#### Stored data ####

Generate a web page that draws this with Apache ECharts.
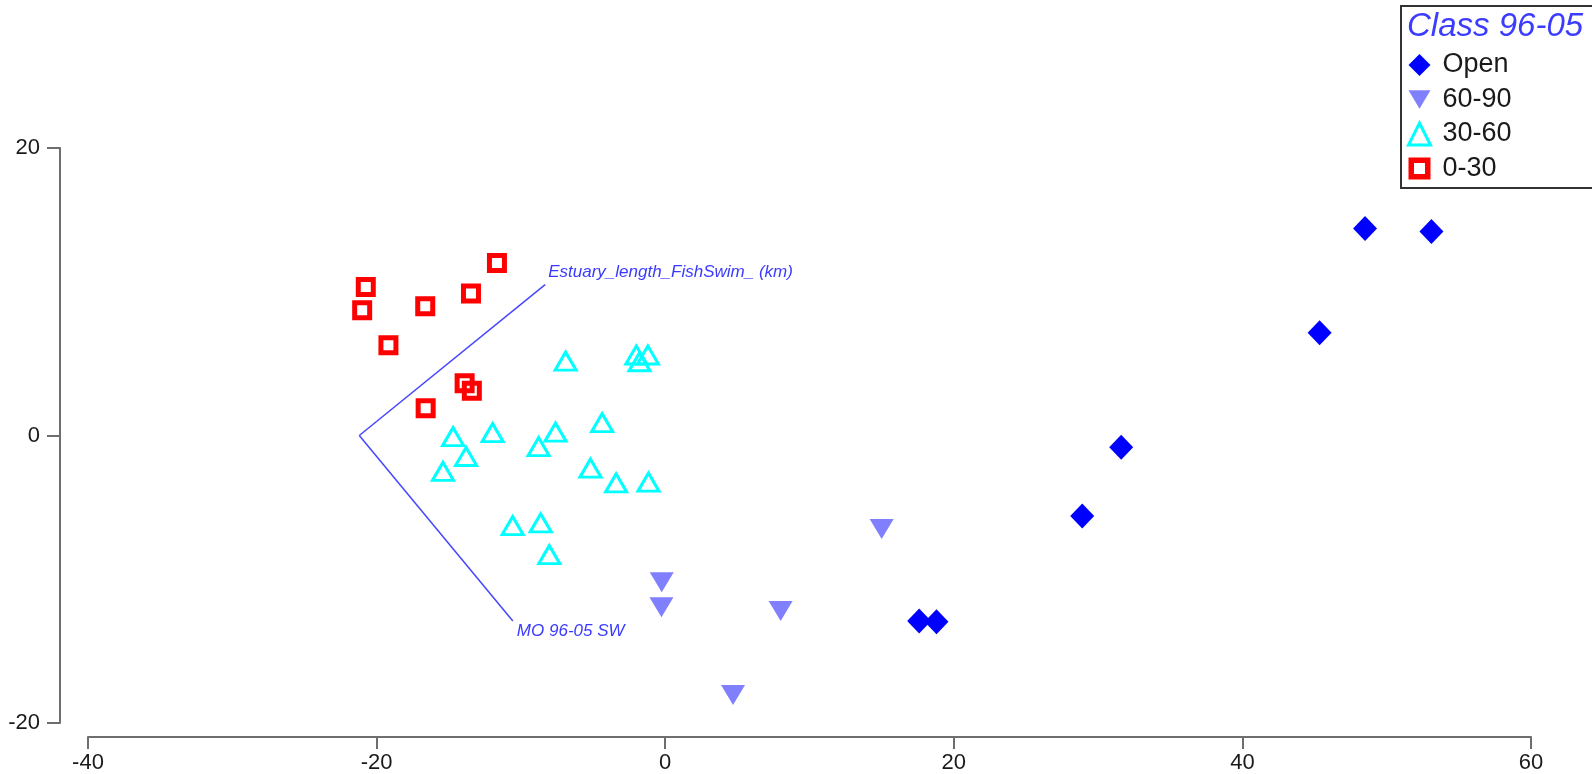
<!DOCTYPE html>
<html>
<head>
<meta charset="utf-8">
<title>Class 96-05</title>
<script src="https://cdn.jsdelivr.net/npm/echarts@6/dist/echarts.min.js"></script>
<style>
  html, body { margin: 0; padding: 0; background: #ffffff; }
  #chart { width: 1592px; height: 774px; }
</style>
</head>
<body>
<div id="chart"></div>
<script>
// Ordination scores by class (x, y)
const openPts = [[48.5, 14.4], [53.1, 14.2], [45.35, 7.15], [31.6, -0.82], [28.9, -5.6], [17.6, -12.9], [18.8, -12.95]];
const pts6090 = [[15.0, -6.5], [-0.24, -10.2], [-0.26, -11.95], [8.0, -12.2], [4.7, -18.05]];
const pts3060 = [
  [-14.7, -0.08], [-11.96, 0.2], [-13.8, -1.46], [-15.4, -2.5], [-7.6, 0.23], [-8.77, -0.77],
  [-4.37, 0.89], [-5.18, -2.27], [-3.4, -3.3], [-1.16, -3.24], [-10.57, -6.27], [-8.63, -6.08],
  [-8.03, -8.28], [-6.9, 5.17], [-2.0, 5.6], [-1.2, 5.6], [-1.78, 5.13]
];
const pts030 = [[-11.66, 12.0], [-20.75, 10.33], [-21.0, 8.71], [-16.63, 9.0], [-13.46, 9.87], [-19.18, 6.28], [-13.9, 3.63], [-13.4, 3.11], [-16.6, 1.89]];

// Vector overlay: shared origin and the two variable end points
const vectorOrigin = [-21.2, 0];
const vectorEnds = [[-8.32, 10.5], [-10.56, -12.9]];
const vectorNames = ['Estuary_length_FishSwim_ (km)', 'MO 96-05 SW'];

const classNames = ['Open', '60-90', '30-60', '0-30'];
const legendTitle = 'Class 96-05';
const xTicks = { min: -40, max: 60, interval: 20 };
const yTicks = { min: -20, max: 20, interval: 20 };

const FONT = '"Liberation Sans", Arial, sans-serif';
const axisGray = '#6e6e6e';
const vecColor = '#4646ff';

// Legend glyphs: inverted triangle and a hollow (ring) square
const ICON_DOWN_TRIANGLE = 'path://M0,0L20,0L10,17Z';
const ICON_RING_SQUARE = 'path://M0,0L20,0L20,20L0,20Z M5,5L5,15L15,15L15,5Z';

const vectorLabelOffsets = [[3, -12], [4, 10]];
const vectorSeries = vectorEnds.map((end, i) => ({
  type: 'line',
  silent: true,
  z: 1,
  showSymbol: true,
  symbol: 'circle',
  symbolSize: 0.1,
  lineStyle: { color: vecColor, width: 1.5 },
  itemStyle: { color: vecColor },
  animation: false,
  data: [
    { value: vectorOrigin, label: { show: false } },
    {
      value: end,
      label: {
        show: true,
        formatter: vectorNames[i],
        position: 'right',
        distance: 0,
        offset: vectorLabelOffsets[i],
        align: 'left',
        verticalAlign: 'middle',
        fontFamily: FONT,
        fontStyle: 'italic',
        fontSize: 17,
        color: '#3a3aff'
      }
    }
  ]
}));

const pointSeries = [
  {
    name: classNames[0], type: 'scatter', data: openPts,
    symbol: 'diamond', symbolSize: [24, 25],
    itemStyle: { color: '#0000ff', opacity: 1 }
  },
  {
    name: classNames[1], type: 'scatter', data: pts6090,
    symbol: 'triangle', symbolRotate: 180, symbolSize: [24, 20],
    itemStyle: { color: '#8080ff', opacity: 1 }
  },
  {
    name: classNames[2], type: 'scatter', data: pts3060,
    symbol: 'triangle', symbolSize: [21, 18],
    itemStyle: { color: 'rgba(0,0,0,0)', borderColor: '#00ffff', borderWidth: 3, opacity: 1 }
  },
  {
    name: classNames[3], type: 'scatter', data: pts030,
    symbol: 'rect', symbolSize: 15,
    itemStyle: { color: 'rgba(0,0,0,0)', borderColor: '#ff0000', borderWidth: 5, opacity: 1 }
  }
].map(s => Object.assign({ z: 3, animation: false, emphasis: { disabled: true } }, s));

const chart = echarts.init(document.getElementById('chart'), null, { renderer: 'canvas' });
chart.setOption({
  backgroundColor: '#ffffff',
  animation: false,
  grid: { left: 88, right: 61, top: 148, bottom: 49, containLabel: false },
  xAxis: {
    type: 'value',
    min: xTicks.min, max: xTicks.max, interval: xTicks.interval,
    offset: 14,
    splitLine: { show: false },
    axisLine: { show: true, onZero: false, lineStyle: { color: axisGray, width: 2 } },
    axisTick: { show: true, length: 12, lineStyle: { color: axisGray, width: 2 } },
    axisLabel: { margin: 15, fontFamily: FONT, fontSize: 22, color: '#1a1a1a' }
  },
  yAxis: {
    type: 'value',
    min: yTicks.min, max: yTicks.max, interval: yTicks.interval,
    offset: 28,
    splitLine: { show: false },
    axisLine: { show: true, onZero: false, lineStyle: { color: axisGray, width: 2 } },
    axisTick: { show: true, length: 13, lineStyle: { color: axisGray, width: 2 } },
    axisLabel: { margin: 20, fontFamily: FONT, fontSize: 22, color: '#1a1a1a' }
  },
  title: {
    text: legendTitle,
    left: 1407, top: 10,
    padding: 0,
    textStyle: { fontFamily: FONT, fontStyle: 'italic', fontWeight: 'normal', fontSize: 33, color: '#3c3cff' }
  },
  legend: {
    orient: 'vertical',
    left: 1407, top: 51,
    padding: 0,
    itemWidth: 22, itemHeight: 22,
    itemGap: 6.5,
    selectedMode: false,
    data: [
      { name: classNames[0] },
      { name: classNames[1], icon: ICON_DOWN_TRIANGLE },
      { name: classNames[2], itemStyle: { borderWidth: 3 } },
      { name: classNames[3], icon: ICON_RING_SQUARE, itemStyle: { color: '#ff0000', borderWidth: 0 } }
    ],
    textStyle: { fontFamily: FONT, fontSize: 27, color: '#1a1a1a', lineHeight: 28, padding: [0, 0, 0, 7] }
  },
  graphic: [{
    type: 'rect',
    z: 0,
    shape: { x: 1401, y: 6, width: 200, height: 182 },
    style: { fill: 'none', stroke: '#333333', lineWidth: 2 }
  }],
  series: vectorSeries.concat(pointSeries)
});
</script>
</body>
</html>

####

Without the pictures, please reproduce each line of the listing above exactly, from the first one through the line bearing "const ICON_RING_SQUARE = 'path://M0,0L20,0L20,20L0,20Z".

* [Result for this task]:
Generate a web page that draws this with Apache ECharts.
<!DOCTYPE html>
<html>
<head>
<meta charset="utf-8">
<title>Class 96-05</title>
<script src="https://cdn.jsdelivr.net/npm/echarts@6/dist/echarts.min.js"></script>
<style>
  html, body { margin: 0; padding: 0; background: #ffffff; }
  #chart { width: 1592px; height: 774px; }
</style>
</head>
<body>
<div id="chart"></div>
<script>
// Ordination scores by class (x, y)
const openPts = [[48.5, 14.4], [53.1, 14.2], [45.35, 7.15], [31.6, -0.82], [28.9, -5.6], [17.6, -12.9], [18.8, -12.95]];
const pts6090 = [[15.0, -6.5], [-0.24, -10.2], [-0.26, -11.95], [8.0, -12.2], [4.7, -18.05]];
const pts3060 = [
  [-14.7, -0.08], [-11.96, 0.2], [-13.8, -1.46], [-15.4, -2.5], [-7.6, 0.23], [-8.77, -0.77],
  [-4.37, 0.89], [-5.18, -2.27], [-3.4, -3.3], [-1.16, -3.24], [-10.57, -6.27], [-8.63, -6.08],
  [-8.03, -8.28], [-6.9, 5.17], [-2.0, 5.6], [-1.2, 5.6], [-1.78, 5.13]
];
const pts030 = [[-11.66, 12.0], [-20.75, 10.33], [-21.0, 8.71], [-16.63, 9.0], [-13.46, 9.87], [-19.18, 6.28], [-13.9, 3.63], [-13.4, 3.11], [-16.6, 1.89]];

// Vector overlay: shared origin and the two variable end points
const vectorOrigin = [-21.2, 0];
const vectorEnds = [[-8.32, 10.5], [-10.56, -12.9]];
const vectorNames = ['Estuary_length_FishSwim_ (km)', 'MO 96-05 SW'];

const classNames = ['Open', '60-90', '30-60', '0-30'];
const legendTitle = 'Class 96-05';
const xTicks = { min: -40, max: 60, interval: 20 };
const yTicks = { min: -20, max: 20, interval: 20 };

const FONT = '"Liberation Sans", Arial, sans-serif';
const axisGray = '#6e6e6e';
const vecColor = '#4646ff';

// Legend glyphs: inverted triangle and a hollow (ring) square
const ICON_DOWN_TRIANGLE = 'path://M0,0L20,0L10,17Z';
const ICON_RING_SQUARE = 'path://M0,0L20,0L20,20L0,20Z M5,5L5,15L15,15L15,5Z';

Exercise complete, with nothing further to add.